C’era la luna, appena appannata da una foschia serotina mista al fumo del solito rogo di strada. Da un balconcino alto e stretto una donna sbucò sulla scena con la sua cesta del bucato, con un bimbo attaccato alla gonna. Si muoveva lentamente, come una ballerina di carillon con la molla rotta. Intorno gli occhi spenti delle altre finestre. “Che immensa, struggente, maledetta poesia….” mormorai a me stessa. L’amico scoppiò una risata: “che diavolo ci trovi di poetico, tu, sporcizia, palazzi in rovina, panni, puzza….” Si ride talora di ciò che si teme. “Pensare fa male”. I luoghi sono destini di pietra che conservano i nostri sogni e le nostre miserie. Non si è napoletani, bolognesi o fiorentini per caso.

Fagocitati dalla modernità fittizia, infarciti di retorica e di politichese noi siamo stati forse, tra gli spaesati abitatori del vecchio continente, i più lesti a bandire il senso poetico dalla nostra vita. Ed è così che costruiamo il nostro spazio ed il nostro tempo a misura di nulla: ci hanno programmati per attaccare etichette ed è così che restiamo imprigionati nei barattoli.

Poi all’improvviso, un giorno, muore un poeta, un poeta di strada all’antica, di quelli che non vincono premi e non vanno a pontificare: semplicemente vivono in poesia, sorridendo dolcemente e curano con le loro parole e la loro musica la nostra progressiva, ostinata cecità. E tutti noi, che non abbiamo nè occhi, nè parole, ci ritroviamo a piangere ed a prendere a prestito le sue: negli angoli nascosti di quell’ingombrante fardello che qualcuno chiama anima, appare la luce fioca di un fanale, come al tramonto, e “vediamo”. Sono momenti che passano, il vortice ci inghiotte di nuovo e tutto scompare.

Ma resta il fatto che abbiamo pianto anche se non sappiamo veramente perché. Piangiamo noi stessi e tutte le cose che ci mancano e che nel barattolo non possiamo ritrovare: l’incanto dei luoghi, il volo di una rondine, il sorriso di un amico, la penombra d’una chiesa, un balcone spalancato sul mare, l’amore, forse.

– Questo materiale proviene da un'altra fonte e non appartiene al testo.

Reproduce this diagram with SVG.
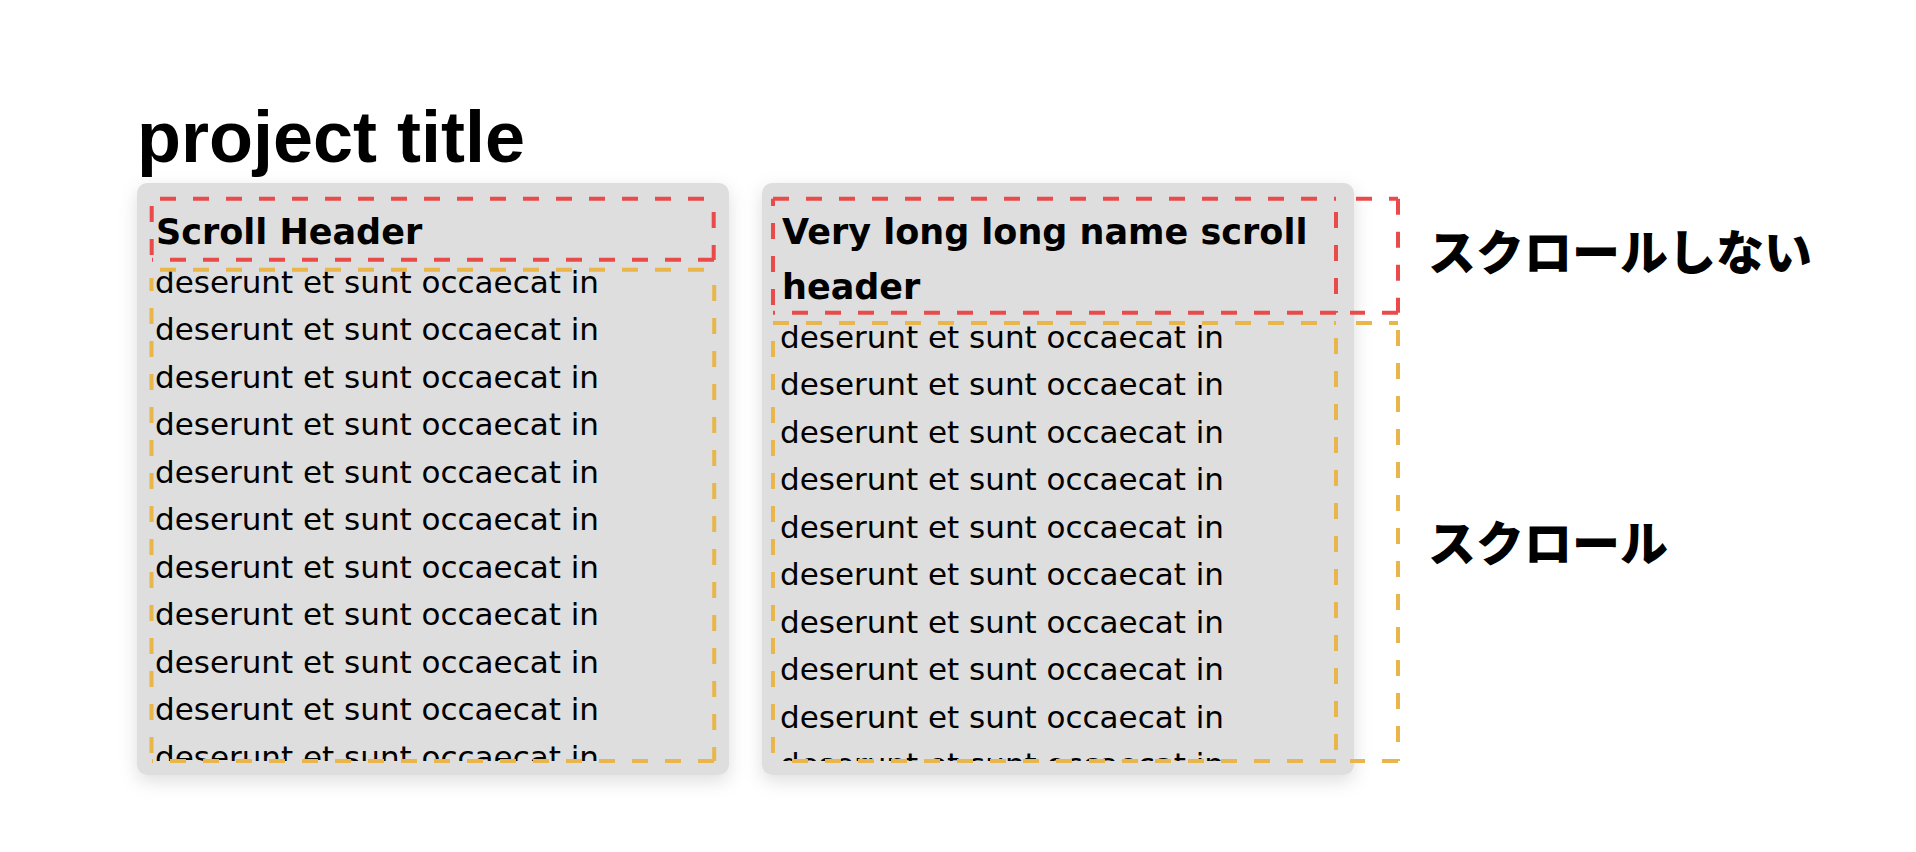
<svg xmlns="http://www.w3.org/2000/svg" width="1916" height="852" viewBox="0 0 1916 852">
  <defs>
    <filter id="shadow" x="-10%" y="-10%" width="120%" height="125%">
      <feDropShadow dx="0" dy="6" stdDeviation="9" flood-color="#000" flood-opacity="0.13"/>
    </filter>
    <clipPath id="clipL"><rect x="152" y="270" width="562" height="491"/></clipPath>
    <clipPath id="clipR"><rect x="773" y="323" width="563" height="438"/></clipPath>
    <style>
      .card { fill: #dedede; filter: url(#shadow); }
      .title { font-family: "Liberation Sans", Arial, sans-serif; font-weight: 700; font-size: 72px; fill: #000; }
      .hdr { font-family: "DejaVu Sans", sans-serif; font-weight: 700; font-size: 35px; fill: #000; }
      .body { font-family: "DejaVu Sans", sans-serif; font-size: 31px; fill: #000; }
      .jp { font-family: "Noto Sans CJK JP", sans-serif; font-weight: 900; font-size: 48px; fill: #000; }
      .red { fill: none; stroke: #e94b4b; stroke-width: 4; stroke-dasharray: 16 17; }
      .org { fill: none; stroke: #e8b64a; stroke-width: 4; stroke-dasharray: 16 17; }
    </style>
  </defs>
  <rect width="1916" height="852" fill="#fff"/>

  <g id="title">
    <text class="title" x="137" y="162">project title</text>
  </g>

  <g id="card-left">
    <rect class="card" x="137" y="183" width="592" height="592" rx="10"/>
    <text class="hdr" x="156" y="243.5">Scroll Header</text>
    <g clip-path="url(#clipL)" class="body">
      <text x="155" y="292.5">deserunt et sunt occaecat in</text>
      <text x="155" y="340">deserunt et sunt occaecat in</text>
      <text x="155" y="387.5">deserunt et sunt occaecat in</text>
      <text x="155" y="435">deserunt et sunt occaecat in</text>
      <text x="155" y="482.5">deserunt et sunt occaecat in</text>
      <text x="155" y="530">deserunt et sunt occaecat in</text>
      <text x="155" y="577.5">deserunt et sunt occaecat in</text>
      <text x="155" y="625">deserunt et sunt occaecat in</text>
      <text x="155" y="672.5">deserunt et sunt occaecat in</text>
      <text x="155" y="720">deserunt et sunt occaecat in</text>
      <text x="155" y="767.5">deserunt et sunt occaecat in</text>
    </g>
  </g>

  <g id="card-right">
    <rect class="card" x="762" y="183" width="592" height="592" rx="10"/>
    <text class="hdr" x="782" y="243.5">Very long long name scroll</text>
    <text class="hdr" x="782" y="298.5">header</text>
    <g clip-path="url(#clipR)" class="body">
      <text x="780" y="347.5">deserunt et sunt occaecat in</text>
      <text x="780" y="395">deserunt et sunt occaecat in</text>
      <text x="780" y="442.5">deserunt et sunt occaecat in</text>
      <text x="780" y="490">deserunt et sunt occaecat in</text>
      <text x="780" y="537.5">deserunt et sunt occaecat in</text>
      <text x="780" y="585">deserunt et sunt occaecat in</text>
      <text x="780" y="632.5">deserunt et sunt occaecat in</text>
      <text x="780" y="680">deserunt et sunt occaecat in</text>
      <text x="780" y="727.5">deserunt et sunt occaecat in</text>
      <text x="780" y="775">deserunt et sunt occaecat in</text>
    </g>
  </g>

  <g id="annotations">
    <!-- left card: fixed header box -->
    <path class="red" d="M160 198.7 H714 M713.7 212 V260 M714 259.8 H152 M151.7 255 V205"/>
    <!-- left card: scroll area box -->
    <path class="org" d="M160 269.7 H714 M714.2 285 V761 M714 761 H152 M151.5 753 V278"/>
    <!-- right card: fixed header box (inner) -->
    <path class="red" d="M773 198.7 H1336 M1336 212 V312.7 M1336 312.7 H773 M773 305 V198.7"/>
    <!-- right: outer fixed extension -->
    <path class="red" d="M1356 198.7 H1398 M1398 198.7 V312.7 M1398 312.7 H1350"/>
    <!-- right card: scroll area box (inner) -->
    <path class="org" d="M773 323 H1336 M1336 338 V761 M1336 761 H781 M773 753 V330"/>
    <!-- right: outer scroll extension -->
    <path class="org" d="M1356 323 H1398 M1398 330 V761 M1398 761 H1350"/>
  </g>

  <g id="label-fixed">
    <text class="jp" x="1428" y="270">スクロールしない</text>
  </g>
  <g id="label-scroll">
    <text class="jp" x="1428" y="561">スクロール</text>
  </g>
</svg>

Già, l’amore. Se muoiono i poeti muore anche l’amore e restano le annunziate acquattate a sentenziare contro il diverso, anche se è un sacerdote che si sottrae alla marmellata rancida del conformismo e sa distinguere l’ostentazione pacchiana dall’autentico sentimento ed ad esso riserva una preghiera commossa. I veri pastori lo sanno: il gregge non esiste, ci sono solo tante pecore con tanti cuori.

La poesia non sa far di conto, non conosce le regole del mercato, non risponde ai sindacati, ai partiti e non produce in apparenza ricchezza esteriore. Eppure ogni scintilla creativa dell’uomo è una specie di opera d’arte: crediamo possa essere una semplice sequenza di numeri o un assemblaggio di pezzi, ma in realtà se non esistesse la fantasia, non ci sarebbe progresso.

La politica e l’informazione non si sottraggono a questa semplice legge negata. Senza emozione non c’è comprensione e non può esserci azione compiuta. Siamo uomini non automi, tutti portatori ignari d’un mondo interiore che urge sul limitare dei nostri giorni. Se tutta l’Italia ha pianto un poeta dev’essere perché siamo stanchi del nulla, avvelenati dalla pacchianeria, dall’ostentazione dei cattivi sentimenti che pure coltiviamo quasi sempre con troppa disinvoltura. Se fosse una favola, le lacrime sveglierebbero i dormienti dal sortilegio malefico. Invece lo spettacolo continua, ma ci piace sempre meno.